RAW DATA -
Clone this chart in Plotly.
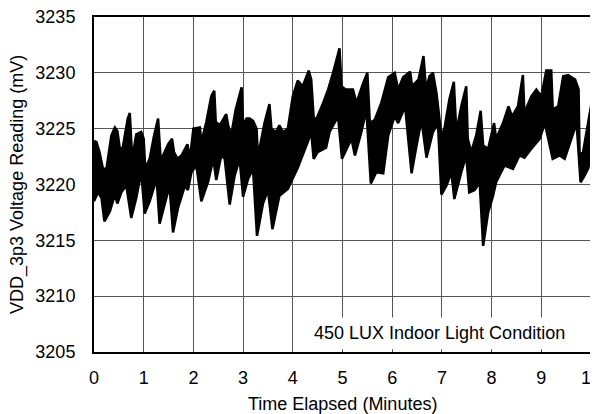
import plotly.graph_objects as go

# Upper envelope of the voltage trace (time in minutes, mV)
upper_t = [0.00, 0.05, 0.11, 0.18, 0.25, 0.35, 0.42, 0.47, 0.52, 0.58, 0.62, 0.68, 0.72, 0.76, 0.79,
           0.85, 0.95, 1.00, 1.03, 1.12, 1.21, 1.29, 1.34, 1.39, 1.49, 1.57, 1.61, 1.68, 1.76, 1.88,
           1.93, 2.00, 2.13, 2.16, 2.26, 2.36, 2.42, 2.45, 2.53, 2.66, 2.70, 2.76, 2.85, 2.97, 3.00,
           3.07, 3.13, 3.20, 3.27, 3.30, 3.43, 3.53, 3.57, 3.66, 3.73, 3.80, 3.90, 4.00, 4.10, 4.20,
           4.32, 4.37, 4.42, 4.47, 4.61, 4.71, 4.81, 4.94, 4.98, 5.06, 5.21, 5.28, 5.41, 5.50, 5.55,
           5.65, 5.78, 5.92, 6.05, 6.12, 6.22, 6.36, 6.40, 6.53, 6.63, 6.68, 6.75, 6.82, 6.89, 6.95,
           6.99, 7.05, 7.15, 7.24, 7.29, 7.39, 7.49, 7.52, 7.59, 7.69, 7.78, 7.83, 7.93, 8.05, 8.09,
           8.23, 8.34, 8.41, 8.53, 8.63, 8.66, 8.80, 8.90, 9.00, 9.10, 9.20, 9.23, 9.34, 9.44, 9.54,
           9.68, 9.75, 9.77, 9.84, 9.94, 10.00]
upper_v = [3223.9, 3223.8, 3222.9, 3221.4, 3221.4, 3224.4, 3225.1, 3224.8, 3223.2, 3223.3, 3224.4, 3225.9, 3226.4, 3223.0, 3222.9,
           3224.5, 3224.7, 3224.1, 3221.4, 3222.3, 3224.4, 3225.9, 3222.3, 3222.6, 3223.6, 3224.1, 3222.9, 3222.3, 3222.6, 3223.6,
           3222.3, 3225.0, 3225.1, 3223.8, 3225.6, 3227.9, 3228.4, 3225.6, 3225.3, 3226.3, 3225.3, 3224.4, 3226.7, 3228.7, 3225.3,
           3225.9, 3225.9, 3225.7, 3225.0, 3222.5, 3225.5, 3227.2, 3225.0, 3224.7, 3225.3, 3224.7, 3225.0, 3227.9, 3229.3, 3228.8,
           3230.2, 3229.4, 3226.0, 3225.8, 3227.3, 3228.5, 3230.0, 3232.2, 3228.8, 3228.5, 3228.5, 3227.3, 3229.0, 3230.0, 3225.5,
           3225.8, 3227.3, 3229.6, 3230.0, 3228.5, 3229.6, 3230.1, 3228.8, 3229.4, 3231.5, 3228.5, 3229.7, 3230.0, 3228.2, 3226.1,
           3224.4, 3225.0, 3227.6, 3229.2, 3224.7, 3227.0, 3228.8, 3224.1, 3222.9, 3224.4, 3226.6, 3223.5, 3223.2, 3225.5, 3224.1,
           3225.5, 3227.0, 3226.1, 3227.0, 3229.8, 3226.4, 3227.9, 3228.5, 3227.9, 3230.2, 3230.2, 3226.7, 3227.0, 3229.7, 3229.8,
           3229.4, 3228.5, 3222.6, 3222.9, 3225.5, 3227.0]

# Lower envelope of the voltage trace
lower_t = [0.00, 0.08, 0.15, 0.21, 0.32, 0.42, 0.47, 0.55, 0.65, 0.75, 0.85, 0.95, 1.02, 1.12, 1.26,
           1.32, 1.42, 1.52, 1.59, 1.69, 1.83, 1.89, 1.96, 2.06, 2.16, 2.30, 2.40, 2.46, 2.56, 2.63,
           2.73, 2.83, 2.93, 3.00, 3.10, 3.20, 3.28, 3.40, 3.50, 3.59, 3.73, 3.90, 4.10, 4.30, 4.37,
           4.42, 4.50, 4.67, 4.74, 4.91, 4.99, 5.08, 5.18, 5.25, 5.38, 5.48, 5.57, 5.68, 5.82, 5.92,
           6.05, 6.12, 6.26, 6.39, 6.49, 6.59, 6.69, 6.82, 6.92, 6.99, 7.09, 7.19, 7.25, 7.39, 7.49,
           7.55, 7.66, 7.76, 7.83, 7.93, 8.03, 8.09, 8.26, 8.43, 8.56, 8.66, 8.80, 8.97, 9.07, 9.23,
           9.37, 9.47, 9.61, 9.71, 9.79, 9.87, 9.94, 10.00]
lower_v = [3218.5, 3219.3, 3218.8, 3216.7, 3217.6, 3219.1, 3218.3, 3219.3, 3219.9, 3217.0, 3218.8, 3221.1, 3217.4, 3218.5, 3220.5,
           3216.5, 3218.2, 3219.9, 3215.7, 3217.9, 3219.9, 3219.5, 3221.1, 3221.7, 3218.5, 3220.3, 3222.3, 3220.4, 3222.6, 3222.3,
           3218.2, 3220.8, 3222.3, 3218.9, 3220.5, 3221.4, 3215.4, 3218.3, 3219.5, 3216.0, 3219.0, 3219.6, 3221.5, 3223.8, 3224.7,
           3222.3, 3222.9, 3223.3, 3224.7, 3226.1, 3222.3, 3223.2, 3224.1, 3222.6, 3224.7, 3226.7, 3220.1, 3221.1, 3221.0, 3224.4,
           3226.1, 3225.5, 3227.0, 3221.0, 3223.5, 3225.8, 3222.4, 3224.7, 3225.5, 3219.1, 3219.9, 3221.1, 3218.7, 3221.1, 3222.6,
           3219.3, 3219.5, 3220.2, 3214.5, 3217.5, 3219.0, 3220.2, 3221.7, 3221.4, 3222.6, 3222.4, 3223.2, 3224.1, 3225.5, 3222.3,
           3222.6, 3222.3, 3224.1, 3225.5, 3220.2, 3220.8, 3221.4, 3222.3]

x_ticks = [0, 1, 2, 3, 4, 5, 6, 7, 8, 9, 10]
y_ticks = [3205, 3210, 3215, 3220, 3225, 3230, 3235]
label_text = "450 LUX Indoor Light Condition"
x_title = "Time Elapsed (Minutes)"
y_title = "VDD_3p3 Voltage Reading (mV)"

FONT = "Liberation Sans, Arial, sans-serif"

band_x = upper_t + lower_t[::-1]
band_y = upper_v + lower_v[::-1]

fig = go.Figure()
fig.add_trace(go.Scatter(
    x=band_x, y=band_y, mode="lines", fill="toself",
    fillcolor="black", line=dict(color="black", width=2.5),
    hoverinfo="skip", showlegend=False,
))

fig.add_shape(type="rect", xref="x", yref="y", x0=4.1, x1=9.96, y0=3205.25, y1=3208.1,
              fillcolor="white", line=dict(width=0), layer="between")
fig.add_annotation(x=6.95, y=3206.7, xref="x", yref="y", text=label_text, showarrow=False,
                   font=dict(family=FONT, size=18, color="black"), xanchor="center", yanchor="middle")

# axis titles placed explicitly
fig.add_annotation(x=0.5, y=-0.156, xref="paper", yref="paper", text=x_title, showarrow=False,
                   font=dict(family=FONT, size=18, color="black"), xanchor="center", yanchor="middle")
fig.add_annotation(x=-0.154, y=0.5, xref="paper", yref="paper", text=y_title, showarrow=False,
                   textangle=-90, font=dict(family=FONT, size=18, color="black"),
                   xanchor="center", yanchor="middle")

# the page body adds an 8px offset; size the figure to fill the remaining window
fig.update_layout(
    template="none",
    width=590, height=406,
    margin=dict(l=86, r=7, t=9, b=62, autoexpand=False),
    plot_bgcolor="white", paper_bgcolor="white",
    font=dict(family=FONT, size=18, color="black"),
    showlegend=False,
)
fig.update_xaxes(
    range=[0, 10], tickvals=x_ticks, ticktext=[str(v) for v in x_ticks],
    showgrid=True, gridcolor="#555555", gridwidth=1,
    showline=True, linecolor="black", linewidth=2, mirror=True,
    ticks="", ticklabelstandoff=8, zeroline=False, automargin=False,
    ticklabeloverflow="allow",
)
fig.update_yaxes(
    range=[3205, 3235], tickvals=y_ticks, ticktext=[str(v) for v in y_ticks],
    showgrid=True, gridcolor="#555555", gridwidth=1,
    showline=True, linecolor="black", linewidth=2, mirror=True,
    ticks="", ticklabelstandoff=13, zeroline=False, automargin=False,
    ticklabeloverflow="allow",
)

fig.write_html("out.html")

EXERCISE BRIEF - Exactly restate the lines from the beginning of the data through the line with "import plotly.graph_objects as go", and no others, keeping pictures out.

TASK ANSWER -
Clone this chart in Plotly.
import plotly.graph_objects as go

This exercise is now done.